The American experience vs the American dream

📌Category: American dream, Philosophy, United States, World
📌Words: 628
📌Pages: 3
📌Published: 12 March 2021

What is the difference between America's experience and the American dream? Is the American dream a suburban neighborhood with 4th of July BBQ cookouts? Is it being rich and singing on top of your acclaimed wealth going on trips every few weeks? There is no definite answer to the American dream because the American people have different desires. Some Americans might want to live on a farm, wake up to large open fields smelling the hay in the distance. Some Americans may want to live in a large city with an expensive car living blocks away from the busy streets to experience city life. Most Americans want to live the dream, but only a few people in this country have the opportunity to live that dream. Instead, most citizens deal with the typical American experience, a far cry from living in a large city in a house.

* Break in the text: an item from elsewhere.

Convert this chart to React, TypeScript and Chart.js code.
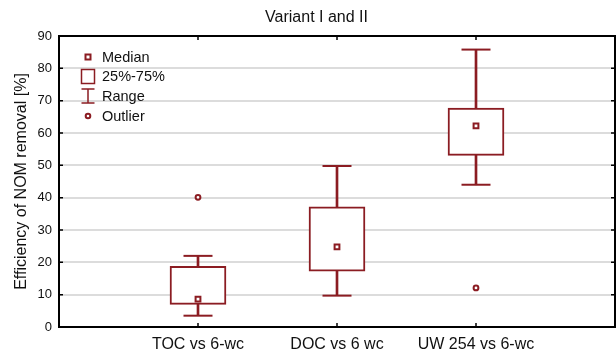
import { useEffect, useRef } from 'react';
import { Chart, registerables } from 'chart.js';

Chart.register(...registerables);

// Groups on the x axis (drawn at positions 1..3 of a 0..4 axis)
const categories = ['TOC vs 6-wc', 'DOC vs 6 wc', 'UW 254 vs 6-wc'];
const positions = [1, 2, 3];

// Box-plot statistics per group, in %
const rangeMin = [3.5, 9.7, 44.0];
const rangeMax = [22.0, 49.8, 85.8];
const q1 = [7.0, 17.3, 53.1];
const q3 = [18.8, 37.2, 67.7];
const medians = [8.6, 24.8, 62.2];

// Outliers: group position and value
const outlierPositions = [1, 3];
const outlierValues = [40.1, 12.1];

// Value axis
const yMin = 0;
const yMax = 90;
const yStep = 10;

const legendLabels = ['Median', '25%-75%', 'Range', 'Outlier'];

const RED = '#8b1c22';
const FONT = "'Liberation Sans', Arial, sans-serif";

// Black frame around the plot with short inward ticks on all four sides
const framePlugin = {
  id: 'frame',
  afterDatasetsDraw(chart: any) {
    const { ctx, chartArea } = chart;
    const { left, right, top, bottom } = chartArea;
    const ys = chart.scales.y;
    const xs = chart.scales.x;
    ctx.save();
    ctx.strokeStyle = '#000';
    ctx.lineWidth = 2;
    ctx.strokeRect(left, top, right - left, bottom - top);
    ctx.lineWidth = 1.5;
    ctx.beginPath();
    for (const t of ys.ticks) {
      const py = ys.getPixelForValue(t.value);
      ctx.moveTo(left, py);
      ctx.lineTo(left + 4, py);
      ctx.moveTo(right, py);
      ctx.lineTo(right - 4, py);
    }
    for (const p of positions) {
      const px = xs.getPixelForValue(p);
      ctx.moveTo(px, top);
      ctx.lineTo(px, top + 4);
      ctx.moveTo(px, bottom);
      ctx.lineTo(px, bottom - 4);
    }
    ctx.stroke();
    ctx.restore();
  },
};

// Key explaining the box-plot symbols, in the upper-left corner of the plot
const keyPlugin = {
  id: 'boxKey',
  afterDraw(chart: any) {
    const { ctx, chartArea } = chart;
    const cx = chartArea.left + 29;
    const tx = chartArea.left + 43;
    const rows = [21, 40.5, 60, 80].map((d) => chartArea.top + d);
    ctx.save();
    ctx.strokeStyle = RED;
    ctx.fillStyle = '#fff';

    // median marker
    ctx.lineWidth = 2;
    ctx.fillRect(cx - 2.5, rows[0] - 2.5, 5, 5);
    ctx.strokeRect(cx - 2.5, rows[0] - 2.5, 5, 5);

    // quartile box
    ctx.lineWidth = 1.5;
    ctx.strokeRect(cx - 6.5, rows[1] - 7, 13, 14);

    // range whisker
    ctx.beginPath();
    ctx.moveTo(cx - 6.5, rows[2] - 7);
    ctx.lineTo(cx + 6.5, rows[2] - 7);
    ctx.moveTo(cx - 6.5, rows[2] + 7);
    ctx.lineTo(cx + 6.5, rows[2] + 7);
    ctx.moveTo(cx, rows[2] - 7);
    ctx.lineTo(cx, rows[2] + 7);
    ctx.stroke();

    // outlier marker
    ctx.lineWidth = 2;
    ctx.beginPath();
    ctx.arc(cx, rows[3], 2.3, 0, Math.PI * 2);
    ctx.fill();
    ctx.stroke();

    ctx.fillStyle = '#111';
    ctx.font = `14.5px ${FONT}`;
    ctx.textAlign = 'left';
    ctx.textBaseline = 'middle';
    legendLabels.forEach((label, i) => ctx.fillText(label, tx, rows[i] + 0.5));
    ctx.restore();
  },
};

export default function App() {
  const canvasRef = useRef<HTMLCanvasElement | null>(null);

  useEffect(() => {
    const canvas = canvasRef.current;
    if (!canvas) return;

    const stems = positions.map((x, i) => ({ x, y: [rangeMin[i], rangeMax[i]] }));
    const boxes = positions.map((x, i) => ({ x, y: [q1[i], q3[i]] }));
    const caps = positions.flatMap((x, i) => [
      { x, y: rangeMin[i] },
      { x, y: rangeMax[i] },
    ]);
    const medianPts = positions.map((x, i) => ({ x, y: medians[i] }));
    const outlierPts = outlierPositions.map((x, i) => ({ x, y: outlierValues[i] }));

    const chart = new Chart(canvas, {
      type: 'bar',
      data: {
        datasets: [
          {
            type: 'bar',
            label: 'Range',
            data: stems as any,
            backgroundColor: RED,
            borderWidth: 0,
            barThickness: 2,
            grouped: false,
            order: 4,
          },
          {
            type: 'bar',
            label: '25%-75%',
            data: boxes as any,
            backgroundColor: '#ffffff',
            borderColor: RED,
            borderWidth: 2,
            borderSkipped: false,
            barThickness: 56,
            grouped: false,
            order: 3,
          },
          {
            type: 'scatter',
            label: 'Range caps',
            data: caps,
            pointStyle: 'line',
            radius: 14.5,
            borderColor: RED,
            borderWidth: 2,
            order: 2,
          } as any,
          {
            type: 'scatter',
            label: 'Median',
            data: medianPts,
            pointStyle: 'rect',
            radius: 3.4,
            backgroundColor: '#ffffff',
            borderColor: RED,
            borderWidth: 2,
            order: 1,
          } as any,
          {
            type: 'scatter',
            label: 'Outlier',
            data: outlierPts,
            pointStyle: 'circle',
            radius: 2.4,
            backgroundColor: '#ffffff',
            borderColor: RED,
            borderWidth: 2,
            order: 1,
          } as any,
        ],
      },
      options: {
        animation: false,
        responsive: false,
        maintainAspectRatio: false,
        events: [],
        layout: { autoPadding: false, padding: { left: 18, right: 1, top: 0, bottom: 0 } },
        plugins: {
          legend: { display: false },
          tooltip: { enabled: false },
          title: {
            display: true,
            text: 'Variant I and II',
            color: '#111',
            font: { family: FONT, size: 16, weight: 'normal', lineHeight: 1.2 },
            padding: { top: 8, bottom: 8.8 },
          },
        },
        scales: {
          x: {
            type: 'linear',
            min: 0,
            max: 4,
            offset: false,
            grid: { display: false, drawTicks: false },
            border: { display: false },
            ticks: {
              stepSize: 1,
              autoSkip: false,
              maxRotation: 0,
              padding: 8,
              color: '#111',
              font: { family: FONT, size: 16 },
              callback: (v: any) => {
                const i = positions.indexOf(Number(v));
                return i >= 0 ? categories[i] : '';
              },
            },
            afterFit: (s: any) => {
              s.height = 27;
              s.paddingLeft = 0;
              s.paddingRight = 0;
            },
          },
          y: {
            type: 'linear',
            min: yMin,
            max: yMax,
            grid: { color: '#dcdcdc', lineWidth: 2, drawTicks: false },
            border: { display: false },
            ticks: {
              stepSize: yStep,
              padding: 7,
              color: '#111',
              font: { family: FONT, size: 13 },
            },
            title: {
              display: true,
              text: 'Efficiency of NOM removal [%]',
              color: '#111',
              font: { family: FONT, size: 16, lineHeight: 1.2 },
              padding: { top: -5.6, bottom: 0 },
            },
            afterFit: (s: any) => {
              s.width = 41;
            },
          },
        },
      } as any,
      plugins: [framePlugin, keyPlugin],
    });

    return () => chart.destroy();
  }, []);

  return (
    <div style={{ position: 'fixed', left: 0, top: 0, width: 616, height: 354, background: '#fff' }}>
      <canvas ref={canvasRef} width={616} height={354} style={{ width: 616, height: 354, display: 'block' }} />
    </div>
  );
}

The American experience uses the working class's split to make the rich richer while oppressing the poor. In a typical job, you feel like nothing but a "worker sold to the machine," (LABAA poem) working hard with little return making little money. Making minimum wage at fast food, customer service, or even a factory worker. Most make barely enough money to keep food on the table in these positions. When you work for one of these awful companies, you are not human. You are a cheap, replaceable, and exploitable cog to maximize profit. 

What makes this divide so large? Why is the gap so expensive between the lower and middle class? The split so many people experience comes from lies, trickery, and the inability to start a new life. Often, the "poor white [gets] fooled and pushed apart" (LABAA poem) to be the most profitable to a corporation. Suppose it's cheaper to hire a new person than to keep you in your position despite your experiences. In that case, companies like McDonald’s, Tesla, or any customer service company can fire you and hire a new person to maximize profit. If you are lucky or good enough to avoid getting fired, you either can fly up through positions in a company or be exploited and stay in the lower class. People do not choose their own destiny in the lower class; you are and will be at the mercy of a corporation.

I've talked about the American experience, how it's divided by large gaps with not many ways to jump it. But what about the American dream? What is a typical "American dream"? Between the world and me describes the typical American dream as "Memorial Day cookouts, block associations, and driveways" smelling of "peppermint but tastes like strawberry shortcake."(BTWAM, 11) That life seems like Eden, too good to be true, maybe even impossible to the ordinary person because of the cost. The unfortunate truth is, the American dream is just that, a dream. One of the main problems holding this dream behind is the cost to live that dream and the segregation of races where the white fly and the minorities fight to survive.

There is a name for mostly black and dangerous neighborhoods, it's called the ghetto, and it can be hard to escape it once you start living it. The ghetto is known as "killing fields authored by federal police, where we are, all again, plundered of our dignity, of our families, of our wealth, and of our lives." (BTWAM 111) These neighborhoods are often near corporations that want to maximize profit because they know their employees can't afford to live anywhere else. 

The American dream is not as accessible as people think, to the point of almost impossibility. The gaps are large between the lower class families and middle-class families. Opportunities for a new life rarely come for the lower class making it hard to escape poverty. Because sadly, once you're a part of the machine, there is no escape.

Works Cited

Coates, Ta-Nehisi. Between the World and Me. Random House Us, 14 July 2015.

Langston Hughes. Let America Be America Again and Other Poems. New York, Vintage Books, 2004.